KOLONOVITS: Ja, während dieser Zeit erfüllte ich meinen Nachholbedarf ich Sachen "Leben". Ich zog durch die Klubs, wo immer ein Klavier frei war, setzte ich mich hin und spielte. Das brachte mit sich, dass ich noch während des Studiums erste Jobs bekam. Ich schrieb etwa für Waterloo & Robinson den Hit "Hollywood".

Eine große Zeit damals mit dem Beginn des Austropop.

KOLONOVITS: Das kann man wohl sagen. Aber ich war ein sehr schüchterner Bursche, kam nicht damit zurecht, dass mich plötzlich alle kannten, also fasste ich den Beschluss, wegzugehen. Nach Frankfurt.

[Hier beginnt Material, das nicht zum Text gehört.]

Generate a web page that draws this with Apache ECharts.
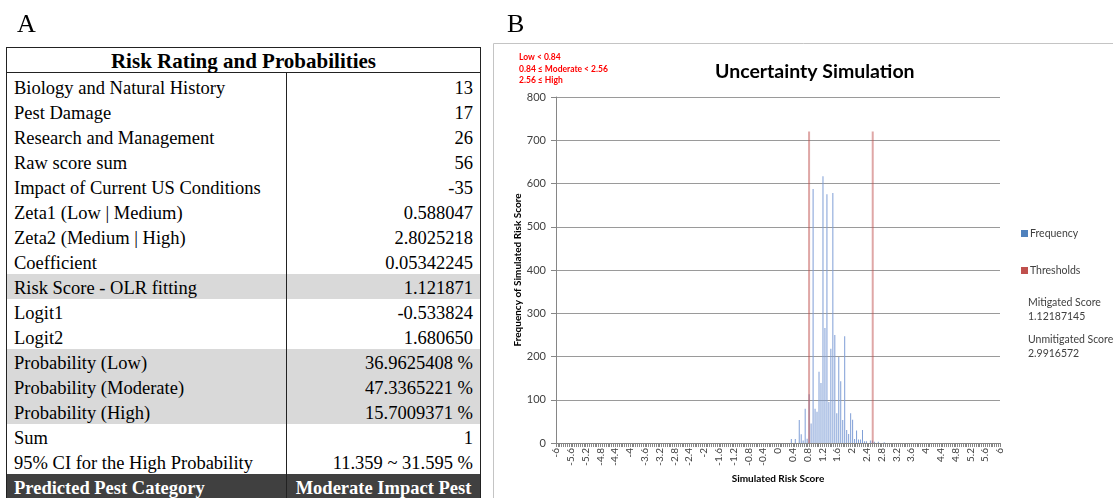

Was haben Sie in Frankfurt gemacht?

KOLONOVITS: Für Frank Farian und die Gruppe Boney M. gearbeitet, ebenso wie für die Oberkrainer, Supermax oder Costa Cordalis. Für mich die beste Schule, wie man "fabriksmäßig" Musik herstellt. Ich gründete die Gruppe Einstein, mit der ich Aufnahmen in Los Angeles machte. Gleich nach der Rückkehr sagte Wolferl Ambros zu mir: "Da gibt's einen, der dich schon seit zwei Jahren sucht. Fendrich heißt er." Ich fand ihn in St. Pölten. Das Resultat: sieben CDs unter meiner Leitung. Als dann die Philharmoniker nach anfänglicher Skepsis mit den Scorpions vor der Weltausstellung in Hannover auftraten, war ich auch - autodidaktischer - Dirigent. Nach dem Jubel kam der Orchestersprecher zu mir, überreichte mir eine Karte mit der Aufschrift "Christian Kolonovits - Dirigent der Berliner Philharmoniker" und meinte: "Jetzt kannst du überall auf der Welt dirigieren!"

Was ist aktuell geplant?

KOLONOVITS: Es gibt einen Auftrag für eine Rock-Oper. 2015 werde ich ein Album mit Ben Becker produzieren.